Oh, yeah, right: just like it would have been far more sensible for Richard Stallman just to have accepted the inevitability of closed-source, proprietary software back in the 1980s.

Idiotic patents - and indeed the entire, broken US patent system - have never been under such pressure as now; more and more people are realising that patents do not promote innovation, but actually act as a brake on it. As ideas of openness spread, the present system of intellectual monopolies will gradually be exposed for the sham it is. Any suggestion that people should "swallow their pride" is misguided in the extreme.

20 May 2006

Good News Patently Comes in Threes

I've written often enough about patent absurdities, so it's been a real pleasure to observe this last week not one, but three promising decisions that might start to undo past idiocies.

First, the US Supreme Court ruled that patent owners do not have an automatic right to an injunction that could take out another business accused of infringement. This is fantastic news, because it delivers an extremely long-overdue kick in the corporate goolies to patent trolls, whose entire business method is to use the threat of such injunctions as a way of extorting money from companies who would really rather just get on with their business.

Next, the US Patent and Trademark Office agreed to a re-examination of Amazon.com's 1-Click patent. This is an example of an obvious idea that should never have been graced with a patent, but now it seems that there is even prior art that would argue against it.

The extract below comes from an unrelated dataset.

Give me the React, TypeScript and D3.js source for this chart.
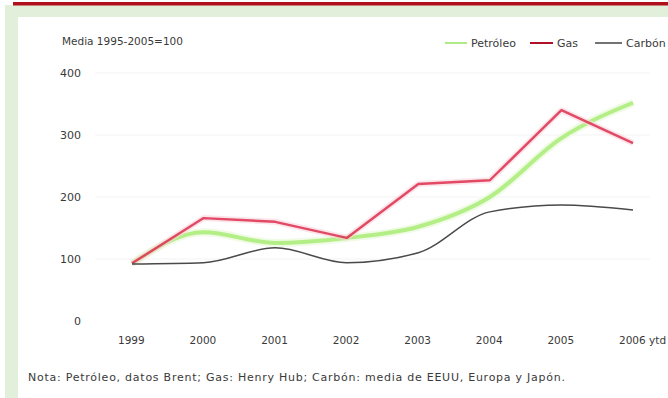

A plucky Kiwi, Peter Calveley, not only dug up the prior art, but also raised some dosh to apply for a re-examination.

Finally, one of the most idiotic patents given in recent years - for pretty much the entire idea of e-commerce, would you believe it - has finally been declared invalid. There's bound to be an appeal, but at least sense is starting to seep into the septic tank that is US patents.